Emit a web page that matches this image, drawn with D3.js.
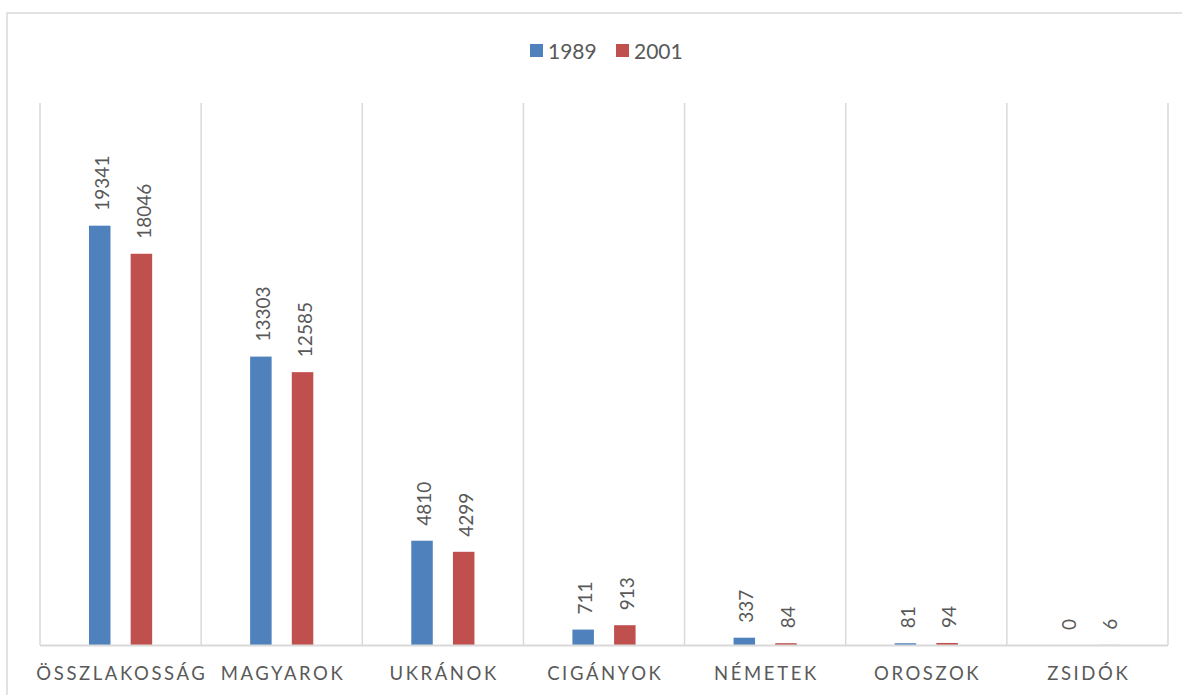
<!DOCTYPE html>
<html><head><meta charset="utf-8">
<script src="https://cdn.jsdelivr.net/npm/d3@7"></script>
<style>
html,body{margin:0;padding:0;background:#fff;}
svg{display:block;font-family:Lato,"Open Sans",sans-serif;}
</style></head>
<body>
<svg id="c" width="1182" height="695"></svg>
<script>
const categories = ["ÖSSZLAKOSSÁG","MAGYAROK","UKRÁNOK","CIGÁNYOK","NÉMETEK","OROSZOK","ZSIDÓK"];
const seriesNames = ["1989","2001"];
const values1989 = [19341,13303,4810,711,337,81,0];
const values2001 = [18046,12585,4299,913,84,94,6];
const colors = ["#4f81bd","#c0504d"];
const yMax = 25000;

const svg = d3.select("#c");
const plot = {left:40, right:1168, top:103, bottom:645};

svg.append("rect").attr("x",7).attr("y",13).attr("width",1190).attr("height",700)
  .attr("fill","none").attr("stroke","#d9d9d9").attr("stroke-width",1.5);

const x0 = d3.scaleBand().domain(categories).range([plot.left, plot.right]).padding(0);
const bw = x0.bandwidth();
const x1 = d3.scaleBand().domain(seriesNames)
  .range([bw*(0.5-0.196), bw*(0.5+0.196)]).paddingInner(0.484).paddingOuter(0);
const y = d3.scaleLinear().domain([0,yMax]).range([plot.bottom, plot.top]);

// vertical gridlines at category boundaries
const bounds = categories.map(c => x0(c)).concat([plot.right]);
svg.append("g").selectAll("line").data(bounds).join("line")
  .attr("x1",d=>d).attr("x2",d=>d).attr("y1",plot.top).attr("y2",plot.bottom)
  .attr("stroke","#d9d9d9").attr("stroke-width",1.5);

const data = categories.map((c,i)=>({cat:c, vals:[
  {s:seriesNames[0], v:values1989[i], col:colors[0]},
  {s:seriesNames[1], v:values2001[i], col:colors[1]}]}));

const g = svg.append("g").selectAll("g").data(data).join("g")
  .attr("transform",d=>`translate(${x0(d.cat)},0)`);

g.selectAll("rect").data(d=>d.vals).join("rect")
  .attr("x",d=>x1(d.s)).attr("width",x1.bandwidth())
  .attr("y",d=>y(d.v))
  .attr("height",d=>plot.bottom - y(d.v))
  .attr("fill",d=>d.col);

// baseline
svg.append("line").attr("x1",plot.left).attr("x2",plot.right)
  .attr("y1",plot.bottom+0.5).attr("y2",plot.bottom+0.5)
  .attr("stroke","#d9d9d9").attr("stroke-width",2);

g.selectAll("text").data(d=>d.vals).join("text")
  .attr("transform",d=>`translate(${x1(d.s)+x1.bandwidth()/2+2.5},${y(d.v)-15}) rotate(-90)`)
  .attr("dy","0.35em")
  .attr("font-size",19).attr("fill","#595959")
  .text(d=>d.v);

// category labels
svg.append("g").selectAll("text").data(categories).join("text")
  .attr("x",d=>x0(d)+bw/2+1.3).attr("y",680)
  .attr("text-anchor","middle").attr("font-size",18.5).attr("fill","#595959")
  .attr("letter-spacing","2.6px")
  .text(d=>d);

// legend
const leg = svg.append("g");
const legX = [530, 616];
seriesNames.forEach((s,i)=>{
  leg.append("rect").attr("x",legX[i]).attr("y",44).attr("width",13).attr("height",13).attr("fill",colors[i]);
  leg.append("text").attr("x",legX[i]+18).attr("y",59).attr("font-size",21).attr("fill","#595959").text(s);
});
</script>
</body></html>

++++

*Written instruction*:
Make an exact copy of all the material, but keep the pictures out of it.

*Solved exercise*:
Emit a web page that matches this image, drawn with D3.js.
<!DOCTYPE html>
<html><head><meta charset="utf-8">
<script src="https://cdn.jsdelivr.net/npm/d3@7"></script>
<style>
html,body{margin:0;padding:0;background:#fff;}
svg{display:block;font-family:Lato,"Open Sans",sans-serif;}
</style></head>
<body>
<svg id="c" width="1182" height="695"></svg>
<script>
const categories = ["ÖSSZLAKOSSÁG","MAGYAROK","UKRÁNOK","CIGÁNYOK","NÉMETEK","OROSZOK","ZSIDÓK"];
const seriesNames = ["1989","2001"];
const values1989 = [19341,13303,4810,711,337,81,0];
const values2001 = [18046,12585,4299,913,84,94,6];
const colors = ["#4f81bd","#c0504d"];
const yMax = 25000;

const svg = d3.select("#c");
const plot = {left:40, right:1168, top:103, bottom:645};

svg.append("rect").attr("x",7).attr("y",13).attr("width",1190).attr("height",700)
  .attr("fill","none").attr("stroke","#d9d9d9").attr("stroke-width",1.5);

const x0 = d3.scaleBand().domain(categories).range([plot.left, plot.right]).padding(0);
const bw = x0.bandwidth();
const x1 = d3.scaleBand().domain(seriesNames)
  .range([bw*(0.5-0.196), bw*(0.5+0.196)]).paddingInner(0.484).paddingOuter(0);
const y = d3.scaleLinear().domain([0,yMax]).range([plot.bottom, plot.top]);

// vertical gridlines at category boundaries
const bounds = categories.map(c => x0(c)).concat([plot.right]);
svg.append("g").selectAll("line").data(bounds).join("line")
  .attr("x1",d=>d).attr("x2",d=>d).attr("y1",plot.top).attr("y2",plot.bottom)
  .attr("stroke","#d9d9d9").attr("stroke-width",1.5);

const data = categories.map((c,i)=>({cat:c, vals:[
  {s:seriesNames[0], v:values1989[i], col:colors[0]},
  {s:seriesNames[1], v:values2001[i], col:colors[1]}]}));

const g = svg.append("g").selectAll("g").data(data).join("g")
  .attr("transform",d=>`translate(${x0(d.cat)},0)`);

g.selectAll("rect").data(d=>d.vals).join("rect")
  .attr("x",d=>x1(d.s)).attr("width",x1.bandwidth())
  .attr("y",d=>y(d.v))
  .attr("height",d=>plot.bottom - y(d.v))
  .attr("fill",d=>d.col);

// baseline
svg.append("line").attr("x1",plot.left).attr("x2",plot.right)
  .attr("y1",plot.bottom+0.5).attr("y2",plot.bottom+0.5)
  .attr("stroke","#d9d9d9").attr("stroke-width",2);

g.selectAll("text").data(d=>d.vals).join("text")
  .attr("transform",d=>`translate(${x1(d.s)+x1.bandwidth()/2+2.5},${y(d.v)-15}) rotate(-90)`)
  .attr("dy","0.35em")
  .attr("font-size",19).attr("fill","#595959")
  .text(d=>d.v);

// category labels
svg.append("g").selectAll("text").data(categories).join("text")
  .attr("x",d=>x0(d)+bw/2+1.3).attr("y",680)
  .attr("text-anchor","middle").attr("font-size",18.5).attr("fill","#595959")
  .attr("letter-spacing","2.6px")
  .text(d=>d);

// legend
const leg = svg.append("g");
const legX = [530, 616];
seriesNames.forEach((s,i)=>{
  leg.append("rect").attr("x",legX[i]).attr("y",44).attr("width",13).attr("height",13).attr("fill",colors[i]);
  leg.append("text").attr("x",legX[i]+18).attr("y",59).attr("font-size",21).attr("fill","#595959").text(s);
});
</script>
</body></html>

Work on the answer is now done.